Microsoft rounds out mobile app development capabilities by acquiring long-time partner Xamarin


Microsoft is looking to bolster its mobile application development capabilities. The company just signed an agreement to acquire Xamarin, which provides mobile and cloud-based tools for developing and managing the lifecycle of mobile apps.

Scott Guthrie, executive vice president of the Microsoft Cloud and Enterprise group, announced the news on his corporate blog this morning, noting that Xamarin's mobile app development capabilities add to what Microsoft already offers with Visual Studio.

What Xamarin provides is a "rich mobile development offering" for developers to create mobile apps using the C# programming language. But it's more than that. Its goal is to provide developers with everything they need to deliver fully native mobile apps on iOS, Android and Windows devices.

"Xamarin's approach enables developers to take advantage of the productivity and power of .NET to build mobile apps, and to use C# to write to the full set of native APIs and mobile capabilities provided by each device platform," Guthrie wrote. "This enables developers to easily share common app code across their iOS, Android and Windows apps while still delivering fully native experiences for each of the platforms."

Also of interest is that Xamarin provides developers with the ability to share common app code across the different platforms, ensuring some level of portability.
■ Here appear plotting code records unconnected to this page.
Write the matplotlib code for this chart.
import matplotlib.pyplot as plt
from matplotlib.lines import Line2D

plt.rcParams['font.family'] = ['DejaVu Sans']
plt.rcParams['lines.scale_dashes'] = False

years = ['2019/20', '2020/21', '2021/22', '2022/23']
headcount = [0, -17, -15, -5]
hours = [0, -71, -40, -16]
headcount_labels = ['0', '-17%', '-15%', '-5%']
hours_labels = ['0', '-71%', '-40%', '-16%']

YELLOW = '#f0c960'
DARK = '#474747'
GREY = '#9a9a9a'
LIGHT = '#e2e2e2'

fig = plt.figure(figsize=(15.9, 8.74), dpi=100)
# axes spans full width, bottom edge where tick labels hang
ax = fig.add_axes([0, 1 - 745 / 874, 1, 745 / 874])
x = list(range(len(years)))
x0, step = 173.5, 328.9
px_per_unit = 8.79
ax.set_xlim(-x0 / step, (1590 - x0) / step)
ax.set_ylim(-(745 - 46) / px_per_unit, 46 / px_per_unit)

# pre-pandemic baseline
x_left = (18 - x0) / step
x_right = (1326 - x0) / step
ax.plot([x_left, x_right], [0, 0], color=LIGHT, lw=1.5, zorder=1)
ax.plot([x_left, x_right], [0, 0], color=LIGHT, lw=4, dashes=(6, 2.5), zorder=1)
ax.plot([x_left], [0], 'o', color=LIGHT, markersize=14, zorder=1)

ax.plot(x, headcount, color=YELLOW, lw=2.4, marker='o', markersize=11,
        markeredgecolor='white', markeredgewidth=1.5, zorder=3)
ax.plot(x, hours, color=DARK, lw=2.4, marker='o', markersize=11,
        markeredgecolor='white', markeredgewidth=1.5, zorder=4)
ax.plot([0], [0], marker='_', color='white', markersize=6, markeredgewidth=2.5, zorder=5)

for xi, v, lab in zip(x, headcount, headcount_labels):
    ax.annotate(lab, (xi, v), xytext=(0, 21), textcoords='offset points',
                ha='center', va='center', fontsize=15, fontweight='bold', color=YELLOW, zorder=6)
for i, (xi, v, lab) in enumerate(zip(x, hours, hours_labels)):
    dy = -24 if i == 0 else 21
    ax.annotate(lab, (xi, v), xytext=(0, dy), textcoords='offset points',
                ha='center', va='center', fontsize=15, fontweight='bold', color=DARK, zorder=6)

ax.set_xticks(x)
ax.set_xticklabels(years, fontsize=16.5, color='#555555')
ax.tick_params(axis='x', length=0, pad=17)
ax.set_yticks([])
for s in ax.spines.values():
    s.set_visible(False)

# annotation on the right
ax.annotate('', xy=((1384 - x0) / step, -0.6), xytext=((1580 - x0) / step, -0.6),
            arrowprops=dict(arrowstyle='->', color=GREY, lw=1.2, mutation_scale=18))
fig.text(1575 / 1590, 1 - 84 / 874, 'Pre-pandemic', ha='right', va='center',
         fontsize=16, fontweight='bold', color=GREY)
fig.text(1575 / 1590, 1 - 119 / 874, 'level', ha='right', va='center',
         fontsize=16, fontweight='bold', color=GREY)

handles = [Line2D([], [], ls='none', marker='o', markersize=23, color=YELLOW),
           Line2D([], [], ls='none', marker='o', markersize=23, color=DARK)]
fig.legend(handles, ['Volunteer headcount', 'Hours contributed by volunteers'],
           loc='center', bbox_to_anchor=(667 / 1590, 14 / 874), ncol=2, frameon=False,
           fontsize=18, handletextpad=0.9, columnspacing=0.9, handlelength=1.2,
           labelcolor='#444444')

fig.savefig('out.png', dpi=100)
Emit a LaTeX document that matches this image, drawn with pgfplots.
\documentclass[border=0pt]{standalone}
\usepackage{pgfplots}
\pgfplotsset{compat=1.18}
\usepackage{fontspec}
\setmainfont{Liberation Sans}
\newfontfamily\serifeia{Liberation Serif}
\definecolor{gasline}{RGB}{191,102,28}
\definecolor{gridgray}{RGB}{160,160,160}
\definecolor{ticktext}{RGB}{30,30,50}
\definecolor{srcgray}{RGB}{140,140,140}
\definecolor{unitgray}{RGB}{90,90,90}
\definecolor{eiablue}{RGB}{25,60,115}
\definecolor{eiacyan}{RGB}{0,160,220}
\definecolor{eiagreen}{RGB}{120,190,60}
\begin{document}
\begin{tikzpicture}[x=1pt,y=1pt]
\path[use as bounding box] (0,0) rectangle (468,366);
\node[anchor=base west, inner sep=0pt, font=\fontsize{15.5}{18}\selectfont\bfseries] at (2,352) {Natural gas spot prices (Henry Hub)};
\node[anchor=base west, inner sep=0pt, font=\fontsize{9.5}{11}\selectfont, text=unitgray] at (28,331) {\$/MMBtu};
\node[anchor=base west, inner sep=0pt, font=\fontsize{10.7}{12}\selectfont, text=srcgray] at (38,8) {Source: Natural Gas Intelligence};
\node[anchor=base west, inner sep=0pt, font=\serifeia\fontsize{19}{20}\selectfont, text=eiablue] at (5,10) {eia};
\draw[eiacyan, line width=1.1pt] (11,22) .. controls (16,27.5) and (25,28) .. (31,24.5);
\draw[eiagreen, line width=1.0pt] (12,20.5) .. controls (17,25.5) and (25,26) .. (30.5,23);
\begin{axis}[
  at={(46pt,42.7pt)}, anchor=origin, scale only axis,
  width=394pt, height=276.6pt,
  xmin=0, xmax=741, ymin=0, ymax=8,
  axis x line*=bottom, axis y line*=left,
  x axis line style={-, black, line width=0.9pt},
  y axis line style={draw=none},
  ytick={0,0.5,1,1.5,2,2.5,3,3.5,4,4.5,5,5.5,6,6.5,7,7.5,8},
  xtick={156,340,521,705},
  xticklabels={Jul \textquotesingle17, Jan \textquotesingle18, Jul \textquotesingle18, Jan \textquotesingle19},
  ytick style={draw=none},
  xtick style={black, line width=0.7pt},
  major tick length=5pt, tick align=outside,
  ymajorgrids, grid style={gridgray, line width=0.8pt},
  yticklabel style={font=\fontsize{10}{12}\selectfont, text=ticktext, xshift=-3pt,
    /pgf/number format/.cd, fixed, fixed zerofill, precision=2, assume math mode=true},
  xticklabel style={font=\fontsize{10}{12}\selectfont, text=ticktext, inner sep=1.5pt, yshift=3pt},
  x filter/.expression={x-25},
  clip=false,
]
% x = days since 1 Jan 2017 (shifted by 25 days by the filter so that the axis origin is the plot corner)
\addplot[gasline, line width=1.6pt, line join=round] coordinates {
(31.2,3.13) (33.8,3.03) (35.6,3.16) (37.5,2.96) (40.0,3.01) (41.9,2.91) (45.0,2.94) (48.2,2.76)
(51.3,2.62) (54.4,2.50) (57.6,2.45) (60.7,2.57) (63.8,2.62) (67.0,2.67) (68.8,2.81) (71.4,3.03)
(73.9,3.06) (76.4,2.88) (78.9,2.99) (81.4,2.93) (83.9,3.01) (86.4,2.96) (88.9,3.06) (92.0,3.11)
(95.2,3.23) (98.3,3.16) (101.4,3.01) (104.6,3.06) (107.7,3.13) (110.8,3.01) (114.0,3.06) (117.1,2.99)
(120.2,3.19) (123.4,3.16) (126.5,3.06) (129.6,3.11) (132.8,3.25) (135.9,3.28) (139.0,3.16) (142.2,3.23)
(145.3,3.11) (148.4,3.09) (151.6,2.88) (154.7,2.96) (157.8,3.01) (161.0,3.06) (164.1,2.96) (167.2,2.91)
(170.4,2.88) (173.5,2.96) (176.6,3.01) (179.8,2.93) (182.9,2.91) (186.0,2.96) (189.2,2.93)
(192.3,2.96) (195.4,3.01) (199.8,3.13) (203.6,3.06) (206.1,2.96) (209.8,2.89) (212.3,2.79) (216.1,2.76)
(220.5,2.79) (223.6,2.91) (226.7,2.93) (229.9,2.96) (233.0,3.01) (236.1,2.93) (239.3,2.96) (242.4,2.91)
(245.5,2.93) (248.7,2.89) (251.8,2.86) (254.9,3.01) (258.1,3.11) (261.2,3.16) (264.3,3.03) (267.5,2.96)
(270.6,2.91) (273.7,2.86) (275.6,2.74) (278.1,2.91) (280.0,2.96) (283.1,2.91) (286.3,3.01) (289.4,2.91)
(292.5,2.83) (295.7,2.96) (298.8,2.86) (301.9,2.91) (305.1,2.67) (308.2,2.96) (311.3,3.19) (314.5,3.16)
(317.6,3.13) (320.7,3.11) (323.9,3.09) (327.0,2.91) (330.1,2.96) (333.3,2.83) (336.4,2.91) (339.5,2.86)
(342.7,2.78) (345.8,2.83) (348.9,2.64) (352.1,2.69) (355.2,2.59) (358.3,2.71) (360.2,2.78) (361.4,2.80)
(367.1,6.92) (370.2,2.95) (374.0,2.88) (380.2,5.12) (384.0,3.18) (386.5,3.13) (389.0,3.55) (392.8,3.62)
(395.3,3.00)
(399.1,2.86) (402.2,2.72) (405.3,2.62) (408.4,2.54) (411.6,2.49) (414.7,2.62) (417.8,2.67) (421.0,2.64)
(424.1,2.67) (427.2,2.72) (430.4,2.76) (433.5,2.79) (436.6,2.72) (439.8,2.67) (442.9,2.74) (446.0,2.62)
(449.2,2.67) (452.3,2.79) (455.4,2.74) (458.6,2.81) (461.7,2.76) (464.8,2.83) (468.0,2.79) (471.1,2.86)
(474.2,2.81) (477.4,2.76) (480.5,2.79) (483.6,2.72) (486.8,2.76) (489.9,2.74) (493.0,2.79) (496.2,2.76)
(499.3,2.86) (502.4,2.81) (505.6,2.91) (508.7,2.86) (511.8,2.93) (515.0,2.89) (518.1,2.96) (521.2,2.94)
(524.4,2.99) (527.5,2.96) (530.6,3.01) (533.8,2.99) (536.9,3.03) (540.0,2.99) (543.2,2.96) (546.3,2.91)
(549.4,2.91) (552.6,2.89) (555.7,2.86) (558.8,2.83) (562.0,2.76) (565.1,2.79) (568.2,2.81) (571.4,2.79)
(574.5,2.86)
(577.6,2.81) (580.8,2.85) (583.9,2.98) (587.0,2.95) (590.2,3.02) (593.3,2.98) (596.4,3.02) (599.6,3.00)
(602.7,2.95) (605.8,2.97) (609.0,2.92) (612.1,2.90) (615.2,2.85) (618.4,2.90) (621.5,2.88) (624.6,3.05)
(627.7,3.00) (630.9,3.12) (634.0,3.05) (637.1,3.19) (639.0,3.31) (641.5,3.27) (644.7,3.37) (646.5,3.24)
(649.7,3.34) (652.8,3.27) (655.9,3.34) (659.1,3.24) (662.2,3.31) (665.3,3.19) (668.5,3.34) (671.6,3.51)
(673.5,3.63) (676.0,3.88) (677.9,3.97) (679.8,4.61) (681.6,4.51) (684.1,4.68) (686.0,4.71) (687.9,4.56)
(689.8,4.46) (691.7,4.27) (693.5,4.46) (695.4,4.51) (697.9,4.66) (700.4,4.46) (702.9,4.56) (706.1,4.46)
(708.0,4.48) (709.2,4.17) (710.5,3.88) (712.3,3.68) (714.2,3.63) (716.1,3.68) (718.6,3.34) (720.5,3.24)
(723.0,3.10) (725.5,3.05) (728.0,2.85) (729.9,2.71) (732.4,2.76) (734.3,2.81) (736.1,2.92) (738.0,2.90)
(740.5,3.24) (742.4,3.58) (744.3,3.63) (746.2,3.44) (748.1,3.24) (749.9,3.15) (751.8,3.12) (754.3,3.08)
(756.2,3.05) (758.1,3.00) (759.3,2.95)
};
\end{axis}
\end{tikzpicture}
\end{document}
After the app is built, the Xamarin Test Cloud is available to run it through its paces.

Microsoft and Xamarin are no strangers to each other. As Guthrie noted in his blog, the two companies have had a relationship for some time – a relationship that included Xamarin integrations with Visual Studio, Microsoft Azure, Office 365 and the Microsoft Enterprise Mobility Suite.

Microsoft's plan is to deepen that integration and provide a more complete mobile app development suite of products. The vendor plans to unveil more details about its plans for Xamarin at Build in March and at Xamarin Evolve in late April.